En su estupendo Vocabulario de Foucault. Temas, conceptos y autores, Edgardo Castro traza una línea —muy presente en Foucault— entre el Estado medieval y Estado moderno. Menciona esa tesis del maestro francés que radica en afirmar «que las formas de racionalidad del Estado moderno son una apropiación-transformación de las prácticas del poder pastoral»[79]. Aquí —deducía Castro— hay una teleología. Como me lo dijo en una conversación privada en la confitería Olalá, en la esquina de mi casa, puede negarlo. Pero así lo dijo. Y creo que se trata de una afirmación correcta. Si en la historia no hay linealidades, si transcurre en medio de rupturas, quiebres, temporalidades diferenciadas, etc., ¿cómo se ha producido esta linealidad entre el poder pastoral y el poder del Estado moderno?

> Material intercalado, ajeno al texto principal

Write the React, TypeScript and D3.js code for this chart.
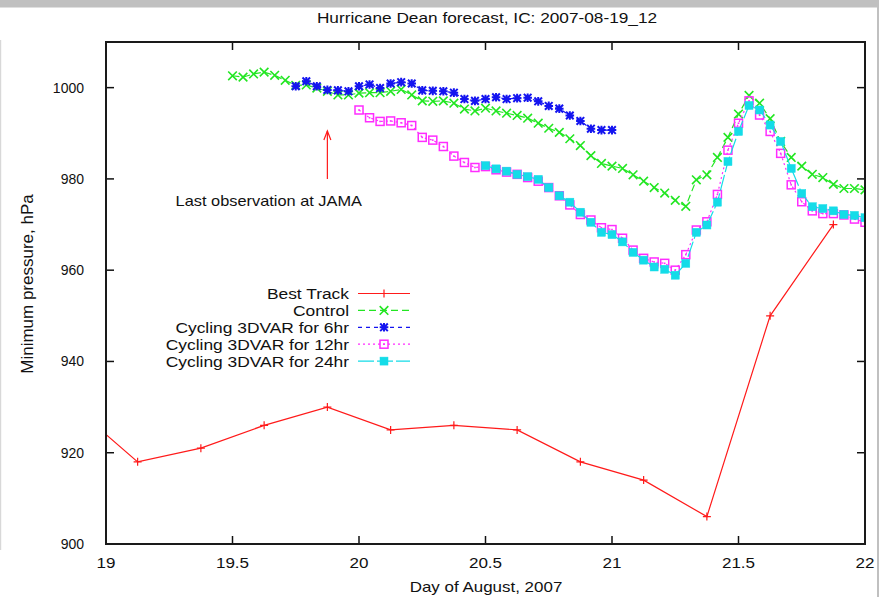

Entre, digamos, el confesionario del pastor y el consultorio del médico, temas que también hemos explicitado por medio de dos «chistes» cognoscitivos. ¿Hay un salto entre el poder pastoral y el poder de la ciencia médica o una linealidad que se ha expresado a lo largo de la historia bajo otras facetas? Si reemplazamos teleología por persistencia, acaso encontremos una salida al problema. De lo que se trata —y todos coincidiremos en esto— será en no caer en ninguna teleología, en ningún discurrir o sucesión o devenir necesario e inmanente de la historia. El abandono del telos hegeliano-marxista ha dejado atrás esa corriente de la historia que tanto —según decía Benjamin— había perjudicado a la clase obrera alemana al creer que corría tumultuosa hacia la misma dirección en que ella nadaba. No hay corrientes teleológicas en la historia. Las que hay nadie sabe a dónde conducen. Nadie, por consiguiente, puede saber en cuál arrojarse. Las corrientes son tan imprevisibles y azarosas como la historia misma. El que crea arrojarse en la suya, puede recibir la amarga sorpresa de haberlo hecho en la de su impecable fracaso.